» **Problem requirements**: From the listing below, pull out the lines that hold "page".

Stored data entries:

_ _ _

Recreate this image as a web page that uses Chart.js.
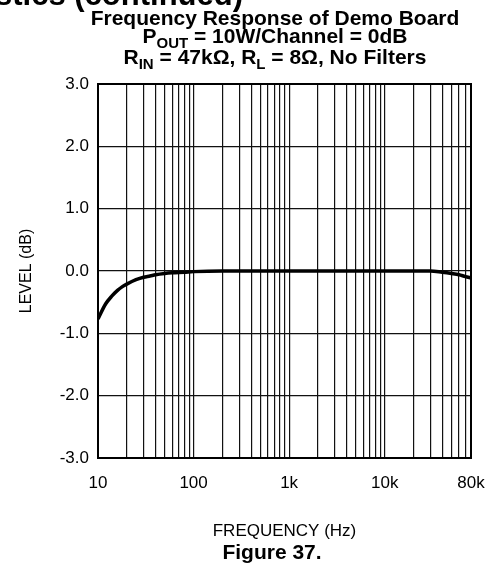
<!DOCTYPE html>
<html>
<head>
<meta charset="utf-8">
<script src="https://cdn.jsdelivr.net/npm/chart.js@4"></script>
<style>
	html, body { margin: 0; padding: 0; background: #fff; }
	#wrap { width: 487px; height: 563px; }
</style>
</head>
<body>
<div id="wrap"><canvas id="respChart" width="487" height="563"></canvas></div>
<script>
// data block
const freqHz = [10, 12, 14, 16, 18, 20, 25, 30, 35, 40, 50, 60, 80, 100, 200, 500, 1000, 5000, 10000, 20000, 30000, 40000, 50000, 60000, 70000, 80000];
const levelDb = [-0.77, -0.53, -0.40, -0.31, -0.25, -0.21, -0.14, -0.10, -0.08, -0.06, -0.04, -0.03, -0.02, -0.01, 0.0, 0.0, 0.0, 0.0, 0.0, 0.0, 0.0, -0.02, -0.04, -0.06, -0.09, -0.11];

// grid lines on the log axis, and which of them carry a label
const gridFreqs = [10, 20, 30, 40, 50, 60, 70, 80, 90,
	100, 200, 300, 400, 500, 600, 700, 800, 900,
	1000, 2000, 3000, 4000, 5000, 6000, 7000, 8000, 9000,
	10000, 20000, 30000, 40000, 50000, 60000, 70000, 80000];
const freqLabels = { 10: '10', 100: '100', 1000: '1k', 10000: '10k', 80000: '80k' };
const levelTicks = [-3, -2, -1, 0, 1, 2, 3];

const titleLines = ['Frequency Response of Demo Board', 'P|OUT| = 10W/Channel = 0dB', 'R|IN| = 47kΩ, R|L| = 8Ω, No Filters'];
const headerText = 'Typical Characteristics (continued)';
const figureText = 'Figure 37.';

const FONT = '"Liberation Sans", Arial, sans-serif';

// draws a line with |sub| parts as subscripts, centred on cx
function drawRich(ctx, text, cx, y, size) {
	const parts = text.split('|');
	const big = 'bold ' + size + 'px ' + FONT;
	const small = 'bold ' + Math.round(size * 0.72) + 'px ' + FONT;
	let total = 0;
	parts.forEach((p, i) => {
		ctx.font = i % 2 ? small : big;
		total += ctx.measureText(p).width;
	});
	let x = cx - total / 2;
	ctx.textAlign = 'left';
	parts.forEach((p, i) => {
		ctx.font = i % 2 ? small : big;
		ctx.fillText(p, x, i % 2 ? y + 5 : y);
		x += ctx.measureText(p).width;
	});
}

const decor = {
	id: 'decor',
	afterDraw(chart) {
		const { ctx, chartArea } = chart;
		ctx.save();
		// frame
		ctx.strokeStyle = '#000';
		ctx.lineWidth = 2;
		ctx.strokeRect(chartArea.left, chartArea.top, chartArea.right - chartArea.left, chartArea.bottom - chartArea.top);
		ctx.fillStyle = '#000';
		ctx.textBaseline = 'alphabetic';
		// page header cut by the top edge
		ctx.font = 'bold 31px ' + FONT;
		ctx.textAlign = 'right';
		ctx.fillText(headerText, 243, 5);
		// chart title
		drawRich(ctx, titleLines[0], 275, 25, 21);
		drawRich(ctx, titleLines[1], 275, 43, 21);
		drawRich(ctx, titleLines[2], 275, 64, 21);
		// figure caption
		ctx.font = 'bold 21px ' + FONT;
		ctx.textAlign = 'center';
		ctx.fillText(figureText, 272, 559);
		ctx.restore();
	},
};

// config block
const config = {
	type: 'line',
	data: {
		datasets: [
			{
				data: freqHz.map((f, i) => ({ x: f, y: levelDb[i] })),
				borderColor: '#000',
				borderWidth: 3.5,
				pointRadius: 0,
				cubicInterpolationMode: 'monotone',
				fill: false,
			},
		],
	},
	options: {
		responsive: false,
		animation: false,
		layout: { padding: { left: 0, right: 16, top: 84, bottom: 0 } },
		plugins: { legend: { display: false }, tooltip: { enabled: false } },
		scales: {
			x: {
				type: 'logarithmic',
				min: 10,
				max: 80000,
				afterBuildTicks: (scale) => {
					scale.ticks = gridFreqs.map((v) => ({ value: v }));
				},
				afterFit: (scale) => {
					scale.height = 105;
					scale.paddingLeft = 0;
					scale.paddingRight = 0;
				},
				grid: { color: '#111', lineWidth: 1.2, drawTicks: false },
				border: { display: false },
				ticks: {
					autoSkip: false,
					maxRotation: 0,
					padding: 15,
					color: '#000',
					font: { family: FONT, size: 17 },
					callback: (v) => freqLabels[v] || '',
				},
				title: {
					display: true,
					text: 'FREQUENCY (Hz)',
					color: '#000',
					font: { family: FONT, size: 17 },
					padding: { top: 0, bottom: 21 },
				},
			},
			y: {
				min: -3,
				max: 3,
				afterBuildTicks: (scale) => {
					scale.ticks = levelTicks.map((v) => ({ value: v }));
				},
				afterFit: (scale) => {
					scale.width = 98;
				},
				grid: { color: '#111', lineWidth: 1.2, drawTicks: false },
				border: { display: false },
				ticks: {
					padding: 9,
					color: '#000',
					font: { family: FONT, size: 17 },
					callback: (v) => v.toFixed(1),
				},
				title: {
					display: true,
					text: 'LEVEL (dB)',
					color: '#000',
					font: { family: FONT, size: 16 },
					padding: { top: 17, bottom: 0 },
				},
			},
		},
	},
	plugins: [decor],
};

// render block
const respChart = new Chart(document.getElementById('respChart'), config);
</script>
</body>
</html>
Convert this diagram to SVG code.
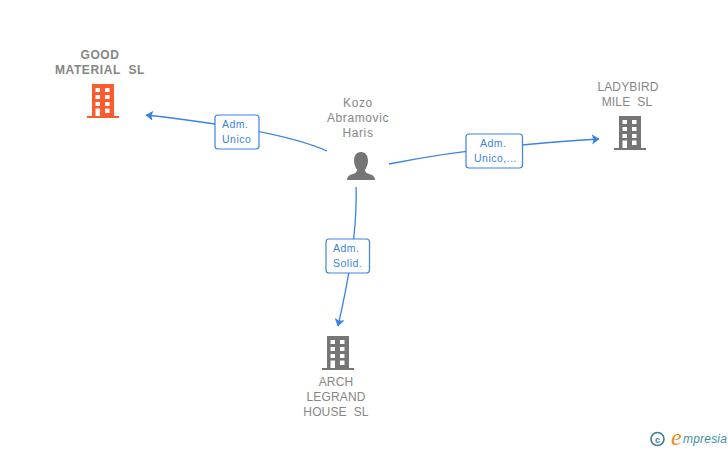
<svg xmlns="http://www.w3.org/2000/svg" width="728" height="450" viewBox="0 0 728 450">
<style>
.n{font:bold 12px "Liberation Sans",Arial,sans-serif;fill:#868686;text-anchor:middle;letter-spacing:.6px}
.g{font:12px "Liberation Sans",Arial,sans-serif;fill:#868686;text-anchor:middle;letter-spacing:.6px}
.u{letter-spacing:.15px}
.l{font:10.500px "Liberation Sans",Arial,sans-serif;fill:#3b7fe0;letter-spacing:.5px}
.c{fill:none;stroke:#3b82e6;stroke-width:1.300}
.b{fill:#fff;stroke:#3b82e6;stroke-width:1.200}
.w{fill:#fff}
</style>
<defs>
<marker id="a" markerWidth="10" markerHeight="12" refX="7" refY="5" orient="auto" markerUnits="userSpaceOnUse"><path d="M0 0L7.500 5L0 10L1.500 5Z" fill="#3b82e6"/></marker>
<g id="bld">
<path d="M5 0H27V32H32V34H0V32H5Z"/>
<g class="w"><rect x="8.500" y="4" width="4.500" height="4"/><rect x="18" y="4" width="4.500" height="4"/><rect x="8.500" y="11" width="4.500" height="4"/><rect x="18" y="11" width="4.500" height="4"/><rect x="8.500" y="18" width="4.500" height="4"/><rect x="18" y="18" width="4.500" height="4"/><rect x="8.500" y="24.500" width="4.500" height="7.500"/><rect x="18" y="24.500" width="4.500" height="4.500"/></g>
</g>
</defs>
<g id="connectors">
<path class="c" marker-end="url(#a)" d="M327 151Q280 130 146 115"/>
<path class="c" marker-end="url(#a)" d="M389 164Q480 146 599 139"/>
<path class="c" marker-end="url(#a)" d="M356 187Q358 240 338 326"/>
</g>
<g id="label1"><rect class="b" x="215" y="115" width="44" height="34" rx="3"/><text class="l" x="222" y="128">Adm.</text><text class="l" x="222" y="143">Unico</text></g>
<g id="label2"><rect class="b" x="466" y="134" width="56.500" height="34" rx="3"/><text class="l" x="480" y="147">Adm.</text><text class="l" x="474" y="162">Unico,...</text></g>
<g id="label3"><rect class="b" x="326" y="239" width="43.500" height="34" rx="3"/><text class="l" x="333" y="252">Adm.</text><text class="l" x="333" y="267">Solid.</text></g>
<g id="kozo"><text class="g" x="358" y="107">Kozo</text><text class="g" x="358" y="122">Abramovic</text><text class="g" x="358" y="137">Haris</text>
<path fill="#757575" d="M361 152C366 152 368 156 368 161C368 165 366 168 365 170C365 173 369 174 372 175C374 176 375 178 375 180H347C347 178 348 176 350 175C353 174 357 173 357 170C356 168 354 165 354 161C354 156 356 152 361 152Z"/></g>
<g id="good"><text class="n" x="100" y="59">GOOD</text><text class="n" x="100" y="74" xml:space="preserve">MATERIAL  SL</text><use href="#bld" x="87" y="84" fill="#ff5a2b"/></g>
<g id="ladybird"><text class="g u" x="628" y="91">LADYBIRD</text><text class="g u" x="627" y="106" xml:space="preserve">MILE  SL</text><use href="#bld" x="614" y="116" fill="#757575"/></g>
<g id="arch"><use href="#bld" x="322" y="336" fill="#757575"/><text class="g u" x="336" y="386">ARCH</text><text class="g u" x="336" y="401">LEGRAND</text><text class="g u" x="336" y="416" xml:space="preserve">HOUSE  SL</text></g>
<g id="logo"><circle cx="657.500" cy="439" r="6.500" fill="none" stroke="#3f7f93" stroke-width="1.600"/><text x="657.500" y="442.500" text-anchor="middle" style="font:bold 9px 'Liberation Sans',sans-serif;fill:#3f7f93">c</text>
<text x="671" y="445" style="font:italic 24px 'Liberation Serif',serif;fill:#f08a1d">e</text><text x="683" y="443" style="font:italic 12px 'Liberation Sans',sans-serif;fill:#3f8f9f;letter-spacing:.2px">mpresia</text></g>
</svg>
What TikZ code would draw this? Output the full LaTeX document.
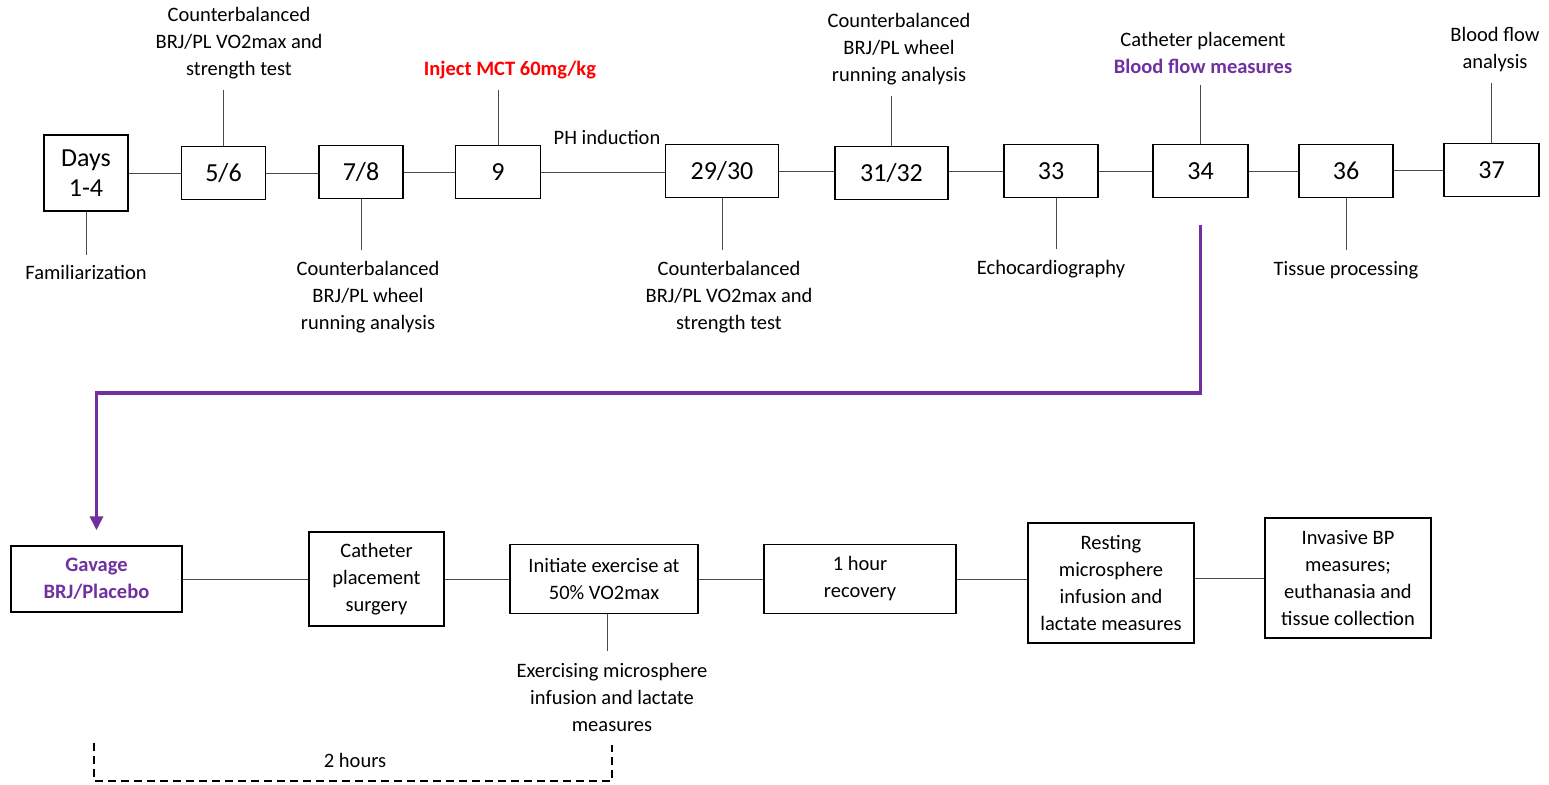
\documentclass[tikz,border=0pt]{standalone}
\usepackage{fontspec}
\setmainfont{Carlito}
\usepackage{xcolor}
\usetikzlibrary{positioning,arrows.meta}
\definecolor{mctred}{HTML}{FF0000}
\definecolor{bfpurple}{HTML}{7030A0}

\begin{document}
\begin{tikzpicture}[
  x=1pt, y=-1pt,
  font=\fontsize{20.5}{27}\selectfont,
  day/.style={draw=black, line width=1.4pt, minimum width=84pt, minimum height=53pt, inner sep=2pt, align=center, font=\fontsize{26}{30}\selectfont},
  stagebox/.style={draw=black, line width=1.4pt, align=center, inner sep=2pt},
  note/.style={align=center, inner sep=0pt},
  link/.style={draw=black!70, line width=1pt},
  tick/.style={link, shorten >=#1},
  tick/.default=11pt,
  flow/.style={draw=bfpurple, line width=3.5pt, -{Triangle[length=14pt,width=13pt]}, shorten >=15pt},
  span/.style={draw=black, line width=2.2pt, dash pattern=on 8pt off 5pt}
]
\useasboundingbox (0,0) rectangle (1549,784);

% timeline of days
\node[day, minimum height=76pt] (d14) at (86,173) {Days\\1-4};
\node[day] (d56) at (223.5,173) {5/6};
\node[day] (d78) at (361,172) {7/8};
\node[day, minimum width=85pt] (d9) at (498,172) {9};
\node[day, minimum width=113pt] (d2930) at (722,171) {29/30};
\node[day, minimum width=113pt] (d3132) at (891.5,173) {31/32};
\node[day, minimum width=94pt] (d33) at (1051,171) {33};
\node[day, minimum width=95pt] (d34) at (1200.5,171) {34};
\node[day, minimum width=94pt] (d36) at (1346,171) {36};
\node[day, minimum width=95pt] (d37) at (1491.5,170) {37};

% notes on the timeline
\node[note] (fam) at (86,272) {Familiarization};
\node[note] (t56) at (239,43) {Counterbalanced\\BRJ/PL VO2max and\\strength test};
\node[note] (t78) at (368,297) {Counterbalanced\\BRJ/PL wheel\\running analysis};
\node[note, text=mctred, font=\fontsize{20.5}{27}\selectfont\bfseries] (inj) at (510,70) {Inject MCT 60mg/kg};
\node[note] (ph) at (607,137) {PH induction};
\node[note] (t2930) at (729,297) {Counterbalanced\\BRJ/PL VO2max and\\strength test};
\node[note] (t3132) at (899,49) {Counterbalanced\\BRJ/PL wheel\\running analysis};
\node[note] (echo) at (1051,269) {Echocardiography};
\node[note] (t34) at (1203,53) {Catheter placement\\\textcolor{bfpurple}{\bfseries Blood flow measures}};
\node[note] (tis) at (1346,270) {Tissue processing};
\node[note] (t37) at (1495,50) {Blood flow\\analysis};

\draw[link] (d14.east |- d56.west) -- (d56.west);
\draw[link] (d56.east) -- (d56.east -| d78.west);
\draw[link] (d78.east) -- (d78.east -| d9.west);
\draw[link] (d9.east) -- (d9.east -| d2930.west);
\draw[link] (d2930.east) -- (d2930.east -| d3132.west);
\draw[link] (d3132.east |- d33.west) -- (d33.west);
\draw[link] (d33.east) -- (d33.east -| d34.west);
\draw[link] (d34.east) -- (d34.east -| d36.west);
\draw[link] (d36.east |- d37.west) -- (d37.west);

\draw[tick=10pt] (d14.south) -- (d14.south |- fam.north);
\draw[tick] (d56.north) -- (d56.north |- t56.south);
\draw[tick] (d78.south) -- (d78.south |- t78.north);
\draw[tick] (d9.north) -- (d9.north |- inj.south);
\draw[tick] (d2930.south) -- (d2930.south |- t2930.north);
\draw[tick] (d3132.north) -- (d3132.north |- t3132.south);
\draw[tick] ([xshift=5pt]d33.south) -- ([xshift=5pt]d33.south |- echo.north);
\draw[tick] (d34.north) -- (d34.north |- t34.south);
\draw[tick] (d36.south) -- (d36.south |- tis.north);
\draw[tick] (d37.north) -- (d37.north |- t37.south);

% day 34 in detail
\node[stagebox, minimum width=171pt, minimum height=66pt, text=bfpurple, font=\fontsize{20.5}{27}\selectfont\bfseries] (gav) at (96.5,579) {Gavage\\BRJ/Placebo};
\node[stagebox, minimum width=135pt, minimum height=94pt] (cath) at (376.5,579) {Catheter\\placement\\surgery};
\node[stagebox, minimum width=188pt, minimum height=69pt] (init) at (604,579) {Initiate exercise at\\50\% VO2max};
\node[stagebox, minimum width=192pt, minimum height=69pt] (rec) at (860,579) {1 hour\\recovery};
\node[stagebox, minimum width=166pt, minimum height=120pt] (rest) at (1111,583) {Resting\\microsphere\\infusion and\\lactate measures};
\node[stagebox, minimum width=166pt, minimum height=120pt] (inv) at (1348,578) {Invasive BP\\measures;\\euthanasia and\\tissue collection};
\node[note] (exer) at (612,697) {Exercising microsphere\\infusion and lactate\\measures};

\draw[link] (gav) -- (cath);
\draw[link] (cath) -- (init);
\draw[link] (init) -- (rec);
\draw[link] (rec.east) -- (rec.east -| rest.west);
\draw[link] (rest.east |- inv.west) -- (inv.west);
\draw[tick=12pt] ([xshift=3pt]init.south) -- ([xshift=3pt]init.south |- exer.north);

% blood flow day expanded
\coordinate (bf) at ([yshift=-27pt]d34.south);
\coordinate (bend) at (96.5,393);
\draw[flow] (bf) |- (bend) -- (gav.north);

% two hour span
\coordinate (hl) at (94,743);
\coordinate (hr) at (612,745);
\draw[span] (hl) -- (94,781) -- (612,781) -- (hr);
\node[note] (hrs) at (355,760) {2 hours};
\end{tikzpicture}
\end{document}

_ _ _

» **Task answer**:
Recreate this image as a web page that uses Chart.js.
		// page header cut by the top edge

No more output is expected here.